IPA. Accretion rate of a low-mass Class 0 protostar, measured via mid-infrared fluorescent OH emission

The earliest stages of star formation are highlighted by complex interactions between accretion, outflow, and radiative processes, which shape the chemical and physical environment of the emerging protostar. James Webb Space Telescope observations of the low-mass, low-luminosity Class 0 protostar IRAS 16253-2429 reveal a central compact source. This object exhibits a rich mid-infrared emission spectrum of OH pure rotational lines and $\rm CO_2$ ro-vibrational lines.
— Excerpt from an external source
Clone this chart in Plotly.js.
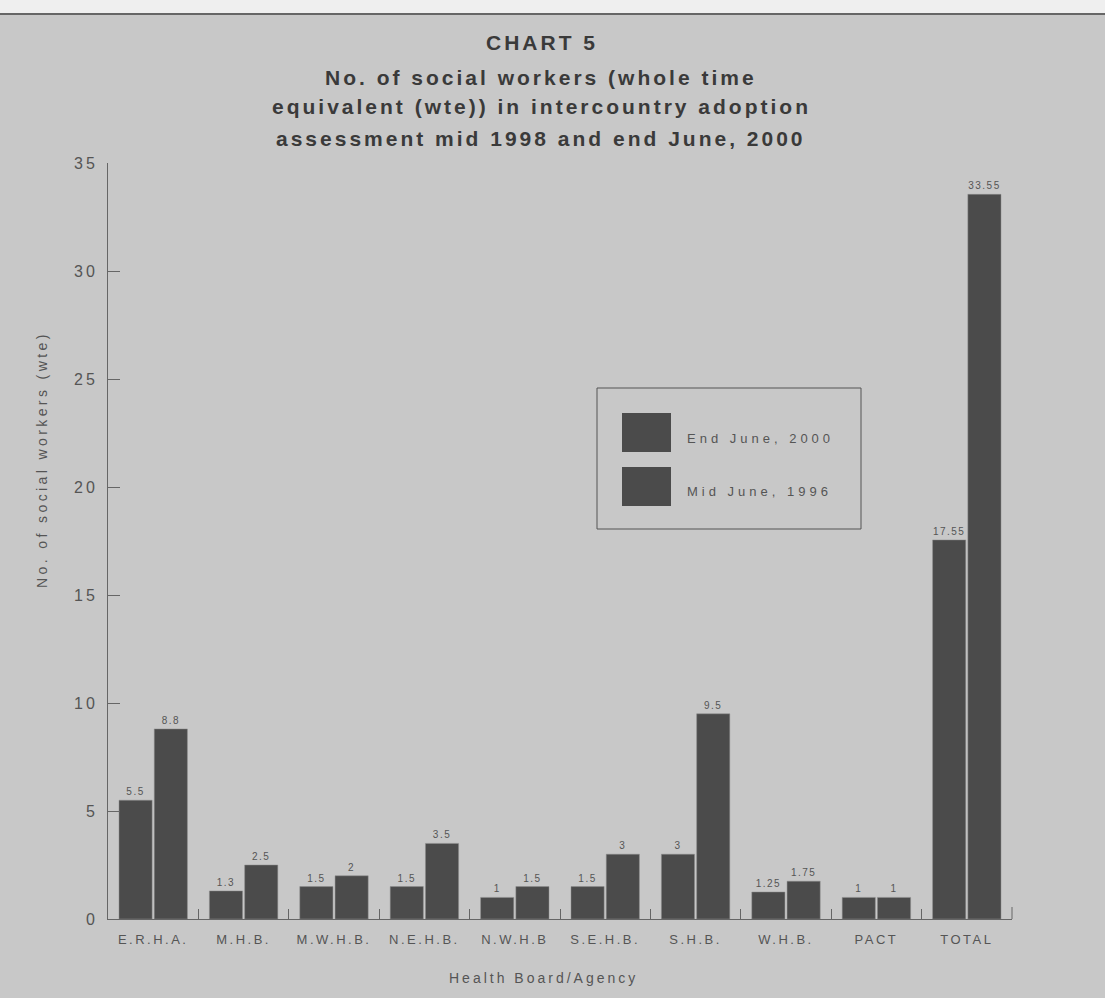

Unusually for a young stellar object, it has no mid-infrared line emission from $\rm H_2O$ to match the other molecules. We demonstrate that the emitting OH molecules arise from UV photodissociation of $\rm H_2O$ in its second absorption band at $λ= 114-145$ nm, and that the OH emission is a fluorescent cascade starting with highest-excitation rotational states. This situation offers the opportunity of using the infrared OH spectrum to measure the UV flux from the central protostar. Thereby we determine the disk-star accretion rate to be $3 \times 10^{-10} \ M_\sun \ {\rm year^{-1}}$, and demonstrate that the system luminosity arises mostly from the protostar's photosphere rather than from accretion luminosity. The result is in accord with the measured outflow rate of IRAS 16253-2429 and lies within the outflow/accretion-flow rate trend often inferred for protostars; and with episodic accretion as the dominant mechanism by which this protostar has grown.